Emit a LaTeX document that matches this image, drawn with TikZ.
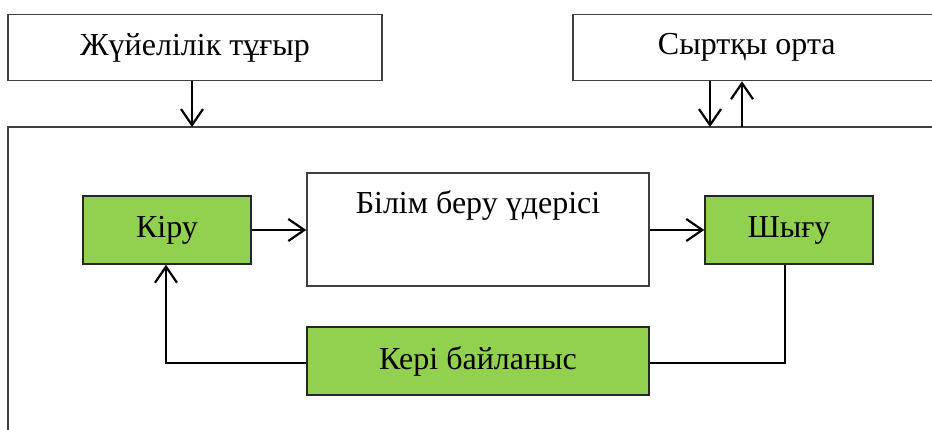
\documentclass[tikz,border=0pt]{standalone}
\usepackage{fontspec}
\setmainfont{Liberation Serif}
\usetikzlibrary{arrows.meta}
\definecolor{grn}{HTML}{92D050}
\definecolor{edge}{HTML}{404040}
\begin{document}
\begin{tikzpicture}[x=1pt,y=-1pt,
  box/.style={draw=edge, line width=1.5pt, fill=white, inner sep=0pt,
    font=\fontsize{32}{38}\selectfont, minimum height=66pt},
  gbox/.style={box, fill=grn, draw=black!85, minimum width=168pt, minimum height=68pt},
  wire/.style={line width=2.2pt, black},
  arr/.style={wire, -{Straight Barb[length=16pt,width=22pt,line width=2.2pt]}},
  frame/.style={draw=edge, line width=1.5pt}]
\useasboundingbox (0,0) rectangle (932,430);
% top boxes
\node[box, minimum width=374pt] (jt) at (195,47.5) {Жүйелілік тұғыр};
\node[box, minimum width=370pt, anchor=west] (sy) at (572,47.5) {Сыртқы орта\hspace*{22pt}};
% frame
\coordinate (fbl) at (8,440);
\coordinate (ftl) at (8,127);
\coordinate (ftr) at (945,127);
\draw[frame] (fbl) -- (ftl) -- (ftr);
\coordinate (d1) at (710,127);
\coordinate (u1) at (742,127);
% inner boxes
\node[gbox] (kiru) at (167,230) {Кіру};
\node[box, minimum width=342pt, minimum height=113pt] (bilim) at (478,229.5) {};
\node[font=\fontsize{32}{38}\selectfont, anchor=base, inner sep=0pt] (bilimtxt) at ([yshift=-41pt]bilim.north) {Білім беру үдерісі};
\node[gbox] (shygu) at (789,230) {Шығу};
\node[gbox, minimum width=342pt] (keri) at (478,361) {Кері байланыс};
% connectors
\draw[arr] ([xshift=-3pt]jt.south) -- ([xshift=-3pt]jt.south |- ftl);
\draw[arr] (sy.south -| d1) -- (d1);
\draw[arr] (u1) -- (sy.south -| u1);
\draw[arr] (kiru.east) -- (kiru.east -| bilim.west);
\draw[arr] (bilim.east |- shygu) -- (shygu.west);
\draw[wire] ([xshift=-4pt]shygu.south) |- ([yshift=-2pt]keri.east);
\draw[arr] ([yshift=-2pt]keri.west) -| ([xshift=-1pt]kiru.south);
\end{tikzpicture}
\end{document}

> _EXERCISE INSTRUCTIONS_: Output the material word for word, omitting its pictures.

> _TASK RESPONSE_:
Emit a LaTeX document that matches this image, drawn with TikZ.
\documentclass[tikz,border=0pt]{standalone}
\usepackage{fontspec}
\setmainfont{Liberation Serif}
\usetikzlibrary{arrows.meta}
\definecolor{grn}{HTML}{92D050}
\definecolor{edge}{HTML}{404040}
\begin{document}
\begin{tikzpicture}[x=1pt,y=-1pt,
  box/.style={draw=edge, line width=1.5pt, fill=white, inner sep=0pt,
    font=\fontsize{32}{38}\selectfont, minimum height=66pt},
  gbox/.style={box, fill=grn, draw=black!85, minimum width=168pt, minimum height=68pt},
  wire/.style={line width=2.2pt, black},
  arr/.style={wire, -{Straight Barb[length=16pt,width=22pt,line width=2.2pt]}},
  frame/.style={draw=edge, line width=1.5pt}]
\useasboundingbox (0,0) rectangle (932,430);
% top boxes
\node[box, minimum width=374pt] (jt) at (195,47.5) {Жүйелілік тұғыр};
\node[box, minimum width=370pt, anchor=west] (sy) at (572,47.5) {Сыртқы орта\hspace*{22pt}};
% frame
\coordinate (fbl) at (8,440);
\coordinate (ftl) at (8,127);
\coordinate (ftr) at (945,127);
\draw[frame] (fbl) -- (ftl) -- (ftr);
\coordinate (d1) at (710,127);
\coordinate (u1) at (742,127);
% inner boxes
\node[gbox] (kiru) at (167,230) {Кіру};
\node[box, minimum width=342pt, minimum height=113pt] (bilim) at (478,229.5) {};
\node[font=\fontsize{32}{38}\selectfont, anchor=base, inner sep=0pt] (bilimtxt) at ([yshift=-41pt]bilim.north) {Білім беру үдерісі};
\node[gbox] (shygu) at (789,230) {Шығу};
\node[gbox, minimum width=342pt] (keri) at (478,361) {Кері байланыс};
% connectors
\draw[arr] ([xshift=-3pt]jt.south) -- ([xshift=-3pt]jt.south |- ftl);
\draw[arr] (sy.south -| d1) -- (d1);
\draw[arr] (u1) -- (sy.south -| u1);
\draw[arr] (kiru.east) -- (kiru.east -| bilim.west);
\draw[arr] (bilim.east |- shygu) -- (shygu.west);
\draw[wire] ([xshift=-4pt]shygu.south) |- ([yshift=-2pt]keri.east);
\draw[arr] ([yshift=-2pt]keri.west) -| ([xshift=-1pt]kiru.south);
\end{tikzpicture}
\end{document}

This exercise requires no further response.